Clearly, a wider police overview is essential.
“We will drastically reform the system so police can always [act] without any request from local governments or from any persons or entities that request some kind of assistance from the police when they organize some kind of ceremony or celebration,” Han vowed.
“We are looking into our foundations so we do not leave any loopholes behind,” he added.
Changing face of K-cops
Another relevant issue may be the long overhang from authoritarian governance that has led to today’s very touchy-feely police force.
Koreans won democracy via mass protests in 1987 after decades of military rule. In those days, the police force was widely seen as a repressive, face-stamping force. Today, it is a far more public-friendly, low-impact body.
“In the past, there were certain precedents….in which the police tried to control and limit the movement of the public…. and there were certain negative sentiments because that may have been a result of authoritarianism,” Han said. “Maybe, from a safety measures standpoint, we have to rethink these perspectives, overhaul everything and prioritize safety first.”
A long-term Korea watcher has noted these changes.
Previously, “the regular police looked hard, they were the kind of people who would knock you around,” Michael Breen, Seoul-based author of The New Koreans, told Asia Times.
“Then, in the 1990s or 2000s they started hiring different types of people and adopted mascots, it was very cutesy and they presented themselves as smiling, to get away from that unpleasant image.”
Breen, who experienced the whirlwind days of often-violent pro-democracy protests in the 1980s, commented on changed behaviors in both police and public.
“Even when there is crowd control, they do not assert themselves,” he said. “In the UK, say, if you had 50,000 people gathered, you would expect trouble, but young Koreans in crowds are extremely sweet people so there is not a felt need to police them.”
A safe country?
South Korea, like Japan and Singapore, has little street crime and there are no “no-go” districts in its capital.

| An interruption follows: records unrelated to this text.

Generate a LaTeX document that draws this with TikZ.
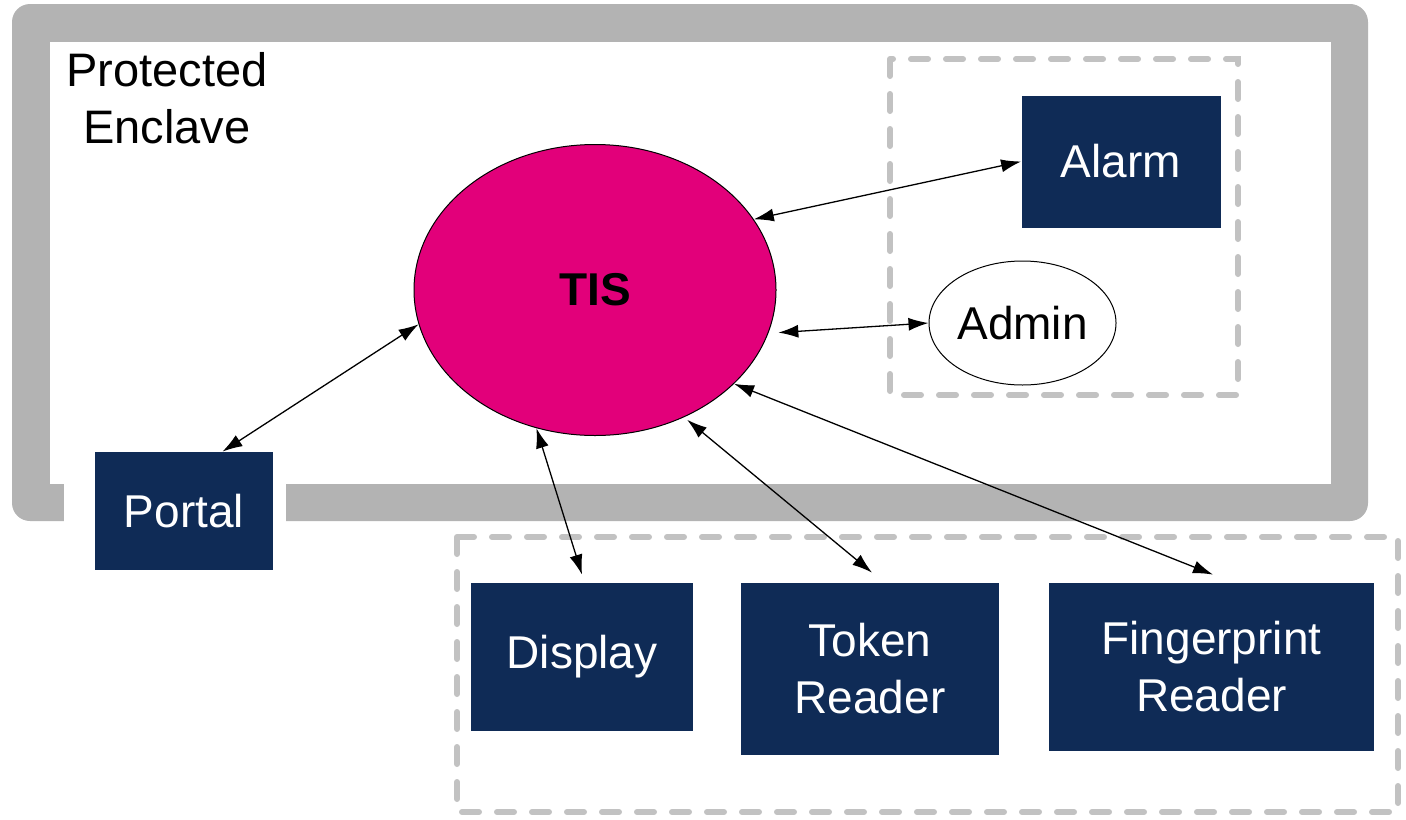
\documentclass[tikz,border=0pt]{standalone}
\usepackage{fontspec}
\setmainfont{Liberation Sans}
\usetikzlibrary{arrows.meta,calc,shapes.geometric}
\definecolor{navy}{HTML}{0F2B56}
\definecolor{tismag}{HTML}{E2007A}
\definecolor{framegray}{HTML}{B3B3B3}
\definecolor{dashgray}{HTML}{C2C2C2}
\tikzset{
  devbox/.style={fill=navy, text=white, inner sep=0pt, align=center,
    font=\fontsize{23}{28.5}\selectfont},
  groupbox/.style={draw=dashgray, line width=3pt, line cap=round,
    dash pattern=on 8.5pt off 9pt},
  conn/.style={{Latex[length=10pt,width=6.5pt]}-{Latex[length=10pt,width=6.5pt]}, line width=0.65pt},
}
\begin{document}
\begin{tikzpicture}[x=0.5pt,y=-0.5pt]
\useasboundingbox (0,0) rectangle (1406,819);
% enclave frame
\fill[framegray, rounded corners=9pt] (12,4) rectangle (1368,521);
\fill[white] (50,42) rectangle (1331,484);
\fill[white] (64,480) rectangle (286,526);
\node[align=center, anchor=north, inner sep=0pt, font=\fontsize{23.5}{28.5}\selectfont]
  (enclave) at (167,52) {Protected\\Enclave};
% dashed groups
\draw[groupbox] (890,59) rectangle (1238,395);
\draw[groupbox] (457,537) rectangle (1398,812);
% nodes
\node[ellipse, draw=black, line width=0.5pt, fill=tismag, minimum width=181pt,
  minimum height=145.5pt, inner sep=0pt, font=\fontsize{23}{28}\selectfont\bfseries]
  (tis) at (595,290) {TIS};
\node[devbox, minimum width=99.5pt, minimum height=66pt] (alarm) at (1121,161.5) {Alarm};
\node[ellipse, draw=black, line width=0.5pt, fill=white, minimum width=93.5pt,
  minimum height=62pt, inner sep=0pt, font=\fontsize{23}{28}\selectfont]
  (admin) at (1022.5,323) {Admin};
\node[devbox, minimum width=89pt, minimum height=59pt] (portal) at (184,511) {Portal};
\node[devbox, minimum width=111pt, minimum height=74pt] (display) at (582,657) {Display};
\node[devbox, minimum width=129pt, minimum height=86pt] (token) at (870,669) {Token\\Reader};
\node[devbox, minimum width=162.5pt, minimum height=84pt] (finger) at (1211.5,667) {Fingerprint\\Reader};
% free ends of connectors
\coordinate (portaltip) at ($(portal.north)!0.43!(portal.north east)$);
\coordinate (displaytip) at ($(display.north)+(0,-8)$);
\coordinate (tokentip) at ($(token.north)+(2,-10)$);
\coordinate (fingertip) at ($(finger.north)+(1.5,-8)$);
% connectors
\draw[conn] (tis.24.5) -- (alarm.west);
\draw[conn, shorten <=5pt] (tis.-14) -- (admin.west);
\draw[conn] (tis.191) -- (portaltip);
\draw[conn] (tis.247) -- (displaytip);
\draw[conn, shorten <=2pt] (tis.-55.3) -- (tokentip);
\draw[conn] (tis.-34) -- (fingertip);
\end{tikzpicture}
\end{document}
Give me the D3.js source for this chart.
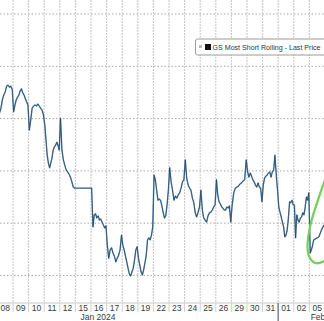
<!DOCTYPE html>
<html>
<head>
<meta charset="utf-8">
<script src="https://d3js.org/d3.v7.min.js"></script>
<style>
  html, body { margin: 0; padding: 0; background: #fff; }
  svg { display: block; }
  .lbl { font-family: "Liberation Sans", Arial, sans-serif; font-size: 8.5px; fill: #3a3a3a; }
</style>
</head>
<body>
<div id="chart"></div>
<script>
// trading days shown on the axis
const dayLabels = ["08","09","10","11","12","15","16","17","18","19","22","23","24","25","26","29","30","31","01","02","05"];

// intraday prices per trading day (Jan 15 market holiday: no prints)
const d08 = [210.5,211.1,212.0,213.6,214.5,215.1,216.2,216.4,216.0,216.2,215.5];
const d09 = [211.3,212.6,213.6,214.1,214.5,215.3,215.7,214.9,214.5,213.8,213.2,212.6];
const d10 = [207.8,209.7,212.0,212.4,212.6,212.4,212.8,212.4,212.0,211.6,210.7];
const d11 = [208.8,205.9,203.0,201.5,200.6,201.5,202.5,204.0,204.6,204.9,205.5,204.9,204.0];
const d12 = [210.1,204.0,202.1,201.1,200.2,199.8,199.4,198.8,197.9,196.9,196.7];
const d15 = [];
const d16 = [196.7,189.3,191.6,191.8,191.0,191.4,190.6,190.8,190.2,189.7,189.1,189.5];
const d17 = [185.8,183.3,184.9,185.3,184.3,183.7,182.6,183.3,183.9,184.9,187.7];
const d18 = [185.8,184.9,183.7,182.6,181.4,180.3,179.9,180.7,181.4,183.0,184.9,185.5];
const d19 = [183.3,182.0,180.7,180.1,181.1,182.4,183.9,186.8,187.2,186.8,187.7,189.3];
const d22 = [199.2,198.3,196.3,194.4,194.6,194.4,193.3,192.1,191.0,191.4,193.5,196.3];
const d23 = [200.6,197.9,196.3,194.4,195.2,194.8,195.4,195.8,196.7,197.9,198.3];
const d24 = [202.1,198.6,197.3,196.7,196.3,194.8,193.9,192.0,191.2,192.1,193.1];
const d25 = [196.3,192.5,191.0,190.6,190.2,191.4,192.0,192.1,192.5,193.1,193.5];
const d26 = [198.3,195.4,194.1,193.7,193.1,192.9,192.5,192.5,193.1,192.9,193.3,190.2];
const d29 = [193.5,195.8,196.7,196.9,197.1,197.5,197.7,198.1,198.3,202.1];
const d30 = [199.8,198.8,199.6,199.0,198.3,197.9,197.3,196.9,197.7,196.9,196.7,194.1];
const d31 = [197.3,198.6,199.0,199.2,199.6,199.8,198.8,199.8,200.2,203.0,199.2,196.3];
const d01 = [193.1,192.1,191.2,190.2,189.3,187.4,187.7,188.7,191.0,194.1,193.9,194.4,193.5];
const d02 = [193.5,187.2,191.6,190.6,190.2,191.0,191.2,192.0,191.6,193.1,195.0,194.4,195.8];
const d05 = [184.3,185.3,186.8,187.0,187.2,187.4,188.3,189.1,189.7];
const intraday = [d08,d09,d10,d11,d12,d15,d16,d17,d18,d19,d22,d23,d24,d25,d26,d29,d30,d31,d01,d02,d05];

// horizontal grid levels (axis labels are cropped out of the picture)
const yTicks = [180, 190, 200, 210, 220, 230];

// hand-drawn annotation loop, in (trading day, price) units
const loopDay = [21.06, 20.87, 20.55, 20.23, 19.97, 19.85, 19.91, 20.17, 20.49, 20.87, 21.19];
const loopVal = [198.6, 197.3, 194.4, 191.6, 188.7, 185.8, 183.9, 182.6, 182.2, 182.6, 183.2];

const W = 324, H = 321;
const axisY = 303;

const svg = d3.select("#chart").append("svg")
  .attr("width", W).attr("height", H);

const x = d3.scaleLinear().domain([0, dayLabels.length]).range([-2.6, 325]);
const y = d3.scaleLinear().domain([180, 230]).range([275.5, 14]);

// series points spread evenly inside each day slot
const points = [];
intraday.forEach((vals, i) => {
  vals.forEach((v, j) => points.push({ t: i + (j + 0.5) / vals.length, v: v }));
});

// grid
svg.append("g").selectAll("line")
  .data(yTicks).join("line")
  .attr("x1", 0).attr("x2", W)
  .attr("y1", d => y(d)).attr("y2", d => y(d))
  .attr("stroke", "#a8a8a8").attr("stroke-width", 1)
  .attr("stroke-dasharray", "1.5,2");

const bounds = d3.range(1, dayLabels.length);
svg.append("g").selectAll("line")
  .data(bounds).join("line")
  .attr("x1", d => x(d)).attr("x2", d => x(d))
  .attr("y1", 0).attr("y2", axisY)
  .attr("stroke", "#c4c4c4").attr("stroke-width", 1)
  .attr("stroke-dasharray", "2,1");

// axis line and ticks between day labels
svg.append("line")
  .attr("x1", 0).attr("x2", W).attr("y1", axisY).attr("y2", axisY)
  .attr("stroke", "#c8c8c8");
svg.append("g").selectAll("line")
  .data(bounds).join("line")
  .attr("x1", d => x(d)).attr("x2", d => x(d))
  .attr("y1", axisY).attr("y2", axisY + 9)
  .attr("stroke", "#d0d0d0");

// month separator (Jan | Feb)
const febStart = dayLabels.indexOf("01");
svg.append("line")
  .attr("x1", x(febStart)).attr("x2", x(febStart))
  .attr("y1", axisY).attr("y2", H)
  .attr("stroke", "#8a8a8a").attr("stroke-width", 1.6);

// day labels
svg.append("g").selectAll("text")
  .data(dayLabels).join("text")
  .attr("class", "lbl")
  .attr("x", (d, i) => x(i + 0.5))
  .attr("y", 311)
  .attr("text-anchor", "middle")
  .text(d => d);

svg.append("text").attr("class", "lbl")
  .attr("x", x(6.45)).attr("y", 319.5)
  .attr("text-anchor", "middle")
  .text("Jan 2024");
svg.append("text").attr("class", "lbl")
  .attr("x", x(20.08)).attr("y", 319.5)
  .text("Feb");

// price line
const line = d3.line().x(d => x(d.t)).y(d => y(d.v));
svg.append("path").datum(points)
  .attr("d", line)
  .attr("fill", "none")
  .attr("stroke", "#5289b6").attr("stroke-width", 1.4)
  .attr("stroke-linejoin", "round");
svg.append("path").datum(points)
  .attr("d", line)
  .attr("fill", "none")
  .attr("stroke", "#111").attr("stroke-opacity", 0.65).attr("stroke-width", 0.6);

// green annotation
const loop = loopDay.map((d, i) => [d, loopVal[i]]);
svg.append("path").datum(loop)
  .attr("d", d3.line().x(d => x(d[0])).y(d => y(d[1])).curve(d3.curveBasis))
  .attr("fill", "none")
  .attr("stroke", "#74cf55").attr("stroke-width", 2.2)
  .attr("stroke-linecap", "round");

// legend
const lg = svg.append("g");
lg.append("rect")
  .attr("x", 195.5).attr("y", 39).attr("width", 140).attr("height", 16)
  .attr("rx", 2)
  .attr("fill", "#fff").attr("stroke", "#9a9a9a");
lg.append("rect")
  .attr("x", 199).attr("y", 45).attr("width", 3).attr("height", 3)
  .attr("fill", "#bdbdbd");
lg.append("rect")
  .attr("x", 205).attr("y", 44).attr("width", 6).attr("height", 6)
  .attr("fill", "#111");
lg.append("text")
  .attr("x", 212.5).attr("y", 50)
  .attr("font-family", "Liberation Sans, Arial, sans-serif")
  .attr("font-size", 7.1)
  .attr("fill", "#333")
  .text("GS Most Short Rolling - Last Price");
</script>
</body>
</html>
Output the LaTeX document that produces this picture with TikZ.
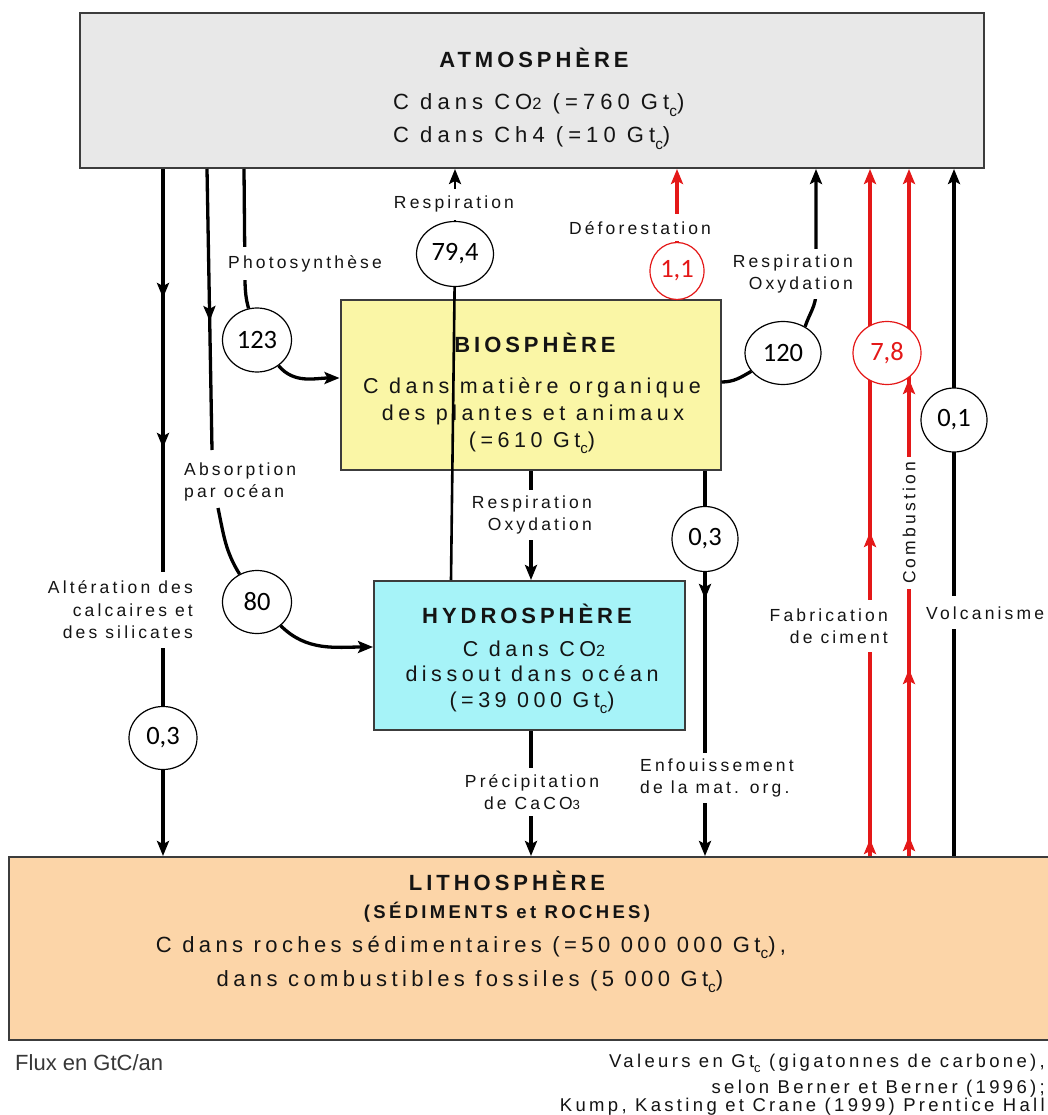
\documentclass[tikz,border=0pt]{standalone}
\usepackage{graphicx}
\usepackage{fontspec}
\setmainfont{Liberation Sans}
\newfontfamily\trk{Liberation Sans}[LetterSpace=18]
\newfontfamily\numf{Carlito}
\usetikzlibrary{arrows.meta,shapes.geometric,decorations.markings}
\definecolor{atmgray}{RGB}{232,232,232}
\definecolor{bioyel}{RGB}{250,246,166}
\definecolor{hydcyan}{RGB}{166,243,248}
\definecolor{litpeach}{RGB}{252,213,168}
\definecolor{fred}{RGB}{228,24,24}
\definecolor{edge}{RGB}{60,60,60}
\definecolor{ink}{RGB}{20,20,20}
\newcommand{\gsub}[1]{\raisebox{-0.28em}{\scalebox{0.7}{#1}}}
\newcommand{\tsz}[2]{\fontsize{#1}{#2}\selectfont}
\pgfdeclarelayer{boxes}
\pgfdeclarelayer{lines}
\pgfsetlayers{boxes,lines,main}
\begin{document}
\begin{tikzpicture}[x=1pt,y=1pt,
  >={Stealth[length=15pt,width=12pt,inset=3pt]},
  box/.style={draw=edge,line width=2pt,inner sep=0pt},
  ttl/.style={font=\trk\bfseries\tsz{22}{26},inner sep=0pt,anchor=base,text=ink},
  btxt/.style={font=\trk\addfontfeature{LetterSpace=21}\tsz{21.5}{26},inner sep=0pt,anchor=base,text=ink},
  atxt/.style={font=\trk\addfontfeature{LetterSpace=23}\tsz{22}{26},inner sep=0pt,anchor=base west,text=ink},
  ltxt/.style={font=\trk\addfontfeature{LetterSpace=20}\tsz{22}{26},inner sep=0pt,anchor=base,text=ink},
  ftxt/.style={font=\trk\tsz{18.5}{22},anchor=base east,inner sep=0pt,text=ink},
  lab/.style={font=\trk\tsz{17.5}{22.5},fill=white,inner xsep=2pt,inner ysep=6pt,text=ink},
  num/.style={ellipse,draw,line width=1.2pt,fill=white,inner sep=0pt,font=\numf\tsz{26.5}{30}},
  flow/.style={line width=3.3pt},
  arrat/.style={postaction={decorate,decoration={markings,mark=at position #1 with {\arrow{>}}}}}
]
\useasboundingbox (0,0) rectangle (1047,-1115);

% ---------- reference x positions ----------
\coordinate (xA) at (163,0);
\coordinate (xB) at (207,0);
\coordinate (xC) at (244,0);
\coordinate (x451) at (451,0);
\coordinate (x531) at (531,0);
\coordinate (x870) at (870,0);
\coordinate (x909) at (909,0);
\coordinate (y378) at (0,-378);
\coordinate (y382) at (0,-382);
\coordinate (y647) at (0,-647);
\coordinate (absEnd) at (212,-450);
\coordinate (absStart) at (218,-508);
\coordinate (phoMid) at (245,-282);
\coordinate (r817) at (816,-292);

% ---------- flux circles ----------
\node[num,minimum width=69pt,minimum height=64pt] (c123) at (257,-340) {123};
\node[num,minimum width=77pt,minimum height=65pt] (c794) at (455,-254) {79,4};
\node[num,minimum width=54pt,minimum height=57pt,draw=fred,text=fred] (c11) at (677,-271) {1,1};
\node[num,minimum width=76pt,minimum height=63pt] (c120) at (783,-353) {120};
\node[num,minimum width=68pt,minimum height=63pt,draw=fred,text=fred] (c78) at (887,-353) {7,8};
\node[num,minimum width=66pt,minimum height=64pt] (c01) at (954,-420) {0,1};
\node[num,minimum width=69pt,minimum height=63pt] (c80) at (257,-602) {80};
\node[num,minimum width=68pt,minimum height=63pt] (c03a) at (163,-738) {0,3};
\node[num,minimum width=66pt,minimum height=65pt] (c03b) at (705,-539) {0,3};

% ---------- labels ----------
\node[lab,anchor=base,inner ysep=7pt] (lResp) at (454,-209) {Respiration};
\node[lab,anchor=base,inner ysep=7pt] (lDefo) at (640,-234) {Déforestation};
\node[lab,anchor=base,inner ysep=8pt] (lPhot) at (305,-268) {Photosynthèse};
\node[lab,align=right,anchor=east] (lRO1) at (855,-274) {Respiration\\Oxydation};
\node[lab,align=left,anchor=west] (lAbs) at (182,-482) {Absorption\\par océan};
\node[lab,align=right,anchor=east] (lRO2) at (594,-515) {Respiration\\Oxydation};
\node[lab,align=right,anchor=east,inner ysep=9pt] (lAlt) at (195,-610) {Altération des\\calcaires et\\des silicates};
\node[lab,align=right,anchor=east,inner ysep=8pt] (lFab) at (890,-626) {Fabrication\\de ciment};
\node[lab,anchor=base west,inner ysep=10pt] (lVol) at (924,-619) {Volcanisme};
\node[lab,align=center] (lPre) at (532,-792) {Précipitation\\de CaCO\scalebox{0.75}{3}};
\node[lab,align=left,anchor=west] (lEnf) at (638,-778) {Enfouissement\\de la mat. org.};
\node[lab,rotate=90,inner xsep=5pt,inner ysep=2pt] (lComb) at (909,-523) {Combustion};

% ---------- footer ----------
\node[font=\tsz{22}{25},anchor=base west,inner sep=0pt,text=ink!85] (fFlux) at (15,-1070) {Flux en GtC/an};
\node[ftxt] (fVal) at (1045,-1067) {Valeurs en Gt\gsub{c} (gigatonnes de carbone),};
\node[ftxt] (fSel) at (1045,-1093) {selon Berner et Berner (1996);};
\node[ftxt] (fKum) at (1045,-1111) {Kump, Kasting et Crane (1999) Prentice Hall};

% ---------- reservoirs ----------
\begin{pgfonlayer}{boxes}
\fill[white] (0,0) rectangle (1047,-1115);
\node[box,fill=atmgray,minimum width=904pt,minimum height=155pt] (atm) at (532,-90.5) {};
\node[box,fill=bioyel,minimum width=380pt,minimum height=170pt] (bio) at (530.5,-385) {};
\node[box,fill=hydcyan,minimum width=311pt,minimum height=149pt] (hyd) at (529.5,-655.5) {};
\node[box,fill=litpeach,minimum width=1060pt,minimum height=183pt] (lit) at (539,-948.5) {};

\node[ttl] (atmT) at (534,-68) {ATMOSPHÈRE};
\node[atxt] (atm1) at (393,-110) {C dans CO\scalebox{0.75}{2} (=760 Gt\gsub{c})};
\node[atxt] (atm2) at (393,-143) {C dans Ch4 (=10 Gt\gsub{c})};

\node[ttl] (bioT) at (535,-352) {BIOSPHÈRE};
\node[btxt] (bio1) at (532,-393) {C dans matière organique};
\node[btxt] (bio2) at (533,-420) {des plantes et animaux};
\node[btxt] (bio3) at (532,-447) {(=610 Gt\gsub{c})};

\node[ttl] (hydT) at (527,-623) {HYDROSPHÈRE};
\node[btxt] (hyd1) at (534,-656) {C dans CO\scalebox{0.75}{2}};
\node[btxt] (hyd2) at (532,-681) {dissout dans océan};
\node[btxt] (hyd3) at (532,-707) {(=39 000 Gt\gsub{c})};

\node[ttl] (litT) at (507,-890) {LITHOSPHÈRE};
\node[ttl,font=\trk\bfseries\tsz{18.5}{22}] (litS) at (507,-918) {(SÉDIMENTS et ROCHES)};
\node[ltxt] (lit1) at (471,-952) {C dans roches sédimentaires (=50 000 000 Gt\gsub{c}),};
\node[ltxt] (lit2) at (470,-986) {dans combustibles fossiles (5 000 Gt\gsub{c})};
\end{pgfonlayer}

% ---------- fluxes ----------
\begin{pgfonlayer}{lines}
% weathering of carbonates and silicates
\draw[flow,->,arrat=129pt,arrat=279pt] (atm.south -| xA) -- (lit.north -| xA);
% ocean absorption
\draw[flow,arrat=152pt] (atm.south -| xB) -- (absEnd);
\draw[flow] (absStart) to[out=-78,in=122] (c80);
\draw[flow,->] (c80) to[out=-45,in=180] (hyd.west |- y647);
% photosynthesis
\draw[flow] (atm.south -| xC) -- (phoMid) to[out=-88,in=105] (c123);
\draw[flow,->] (c123) to[out=-50,in=180] (bio.west |- y378);
% respiration of the ocean
\draw[line width=2.6pt] (hyd.north -| x451) -- (c794);
\draw[line width=2.6pt,->] (c794) -- (atm.south -| c794);
% deforestation
\draw[flow,color=fred,->] (bio.north -| c11) -- (atm.south -| c11);
% respiration / oxidation of the biosphere
\draw[flow] (bio.east |- y382) to[out=0,in=-150] (c120);
\draw[flow,->] (c120.50) to[out=72,in=-90] (r817) -- (atm.south -| r817);
% cement and combustion
\draw[flow,color=fred,->,arrat=17pt,arrat=324pt] (lit.north -| x870) -- (atm.south -| x870);
\draw[flow,color=fred,->,arrat=20pt,arrat=187pt,arrat=477pt] (lit.north -| x909) -- (atm.south -| x909);
% volcanism
\draw[flow,->] (lit.north -| c01) -- (atm.south -| c01);
% burial of organic matter
\draw[flow,->,arrat=128pt] (bio.south -| c03b) -- (lit.north -| c03b);
% biosphere -> hydrosphere, hydrosphere -> lithosphere
\draw[flow,->] (bio.south -| x531) -- (hyd.north -| x531);
\draw[flow,->] (hyd.south -| x531) -- (lit.north -| x531);
\end{pgfonlayer}
\end{tikzpicture}
\end{document}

It was also one of the most successful capitals at Covid-19 containment, exiting the crisis with per-capita death rates far below those of its European and North American peers – and all achieved without a single lockdown.
And every day, millions of commuters pack its densely packed public transport networks with no wipeouts.
Yet in defiance of its status as a manufacturing powerhouse, with a sparkling national infrastructure and widespread takeup of world-class ICT devices, the country continues to suffer lethal, man-made disasters.
Public information source Wikipedia has a long list, dating back to 1953, the year the Korean War ended. Courtesy of democratization and its “economic miracle”, Korea joined the “rich nation’s club” of the OECD in 1996 but many disasters have taken place in the years since.
These include the fire at an illegal bar in 1996 (killing over 50); a plane crash in 2002 (killing 129); an arson attack on a subway station in 2003 (killing 192); the sinking of the ferry Sewol in 2014 (killing 304); a grate collapse at a K-pop concert (killing 16), and multiple lethal fires in gyms, hospitals and warehouses, killing scores.
As with the Itaewon crowd crush, many of these disasters originate in faulty software – misgovernance, systemic failure, unobserved regulation, corruption – rather than problematic hardware.
At a time when South Korea is the focus of interest and affection as the generator of much global pop culture – from supergroups BTS and Black Pink to cinematic sensations “Parasite” and “Squid Game” – Han hoped the Itaewon carnage would not tarnish the national brand.
“I hope that this will not affect in any degree on the image global young men and women, boys and girls have on Korea,” the prime minister said. “Our government will do our best to recuperate some of the concerns they may have…so we will maintain our good image as one of the safest countries in the world.”